Scoring goals and the art of finishing are very important concepts in recreational soccer, where some players may not be naturally talented enough to get goals by themselves. Thus it is important for the coach to take these factors into account when arranging practice sessions.
A couple of drills can be used to enhance shooting power and accuracy, with their design varying according to the positions.
First is the running shoot. Once a player gets into a decent goal-scoring position on the field, the best course of action is to pull the trigger, although the desired result doesn’t come into fruition that often.

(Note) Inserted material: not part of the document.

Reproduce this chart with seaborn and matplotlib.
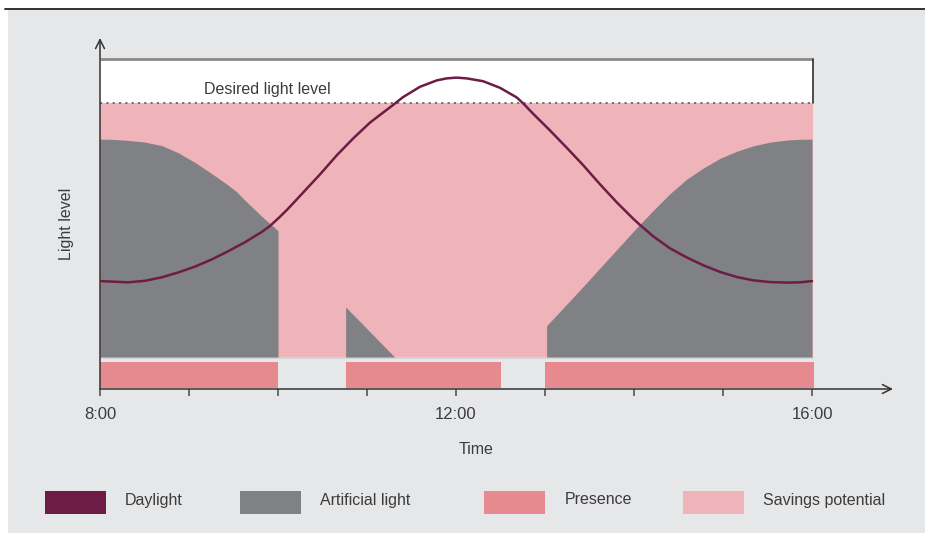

In order to perfect this scenario, take the ball to the halfway line and start running towards the goal. After reaching 25 or 30 yards, go for the top corner or any other place from the posts you find fancy, but always remember to follow through the shot and strike it with the ‘sweet spot,’ along with keeping your non-kicking foot in the direction of your target.
Hit the ball in the middle so that it doesn’t balloon over the bar or lack enough pace to beat the goalkeeper. While some players find this type of shooting easy, they struggle in set-pieces or static situations in which generating power can be a problem.
Most top stars go for the long range curler or a pinpoint shot into the top corner when given time and space, and the same can be said for dead ball situations or when the ball has stopped in the field of play.
Hitting the ball with the laces often misses the target in this scenario. Hence using the side foot is a popular tactic. Players tend to keep their aim at a pre-determined spot on the goal, where the keeper is generally not focusing.
They then literally pass the ball into the back of the net.
While these drills are difficult to perfect, one can greatly enhance his or her skill level by practicing them on a regular basis, with the result being clear on the pitch.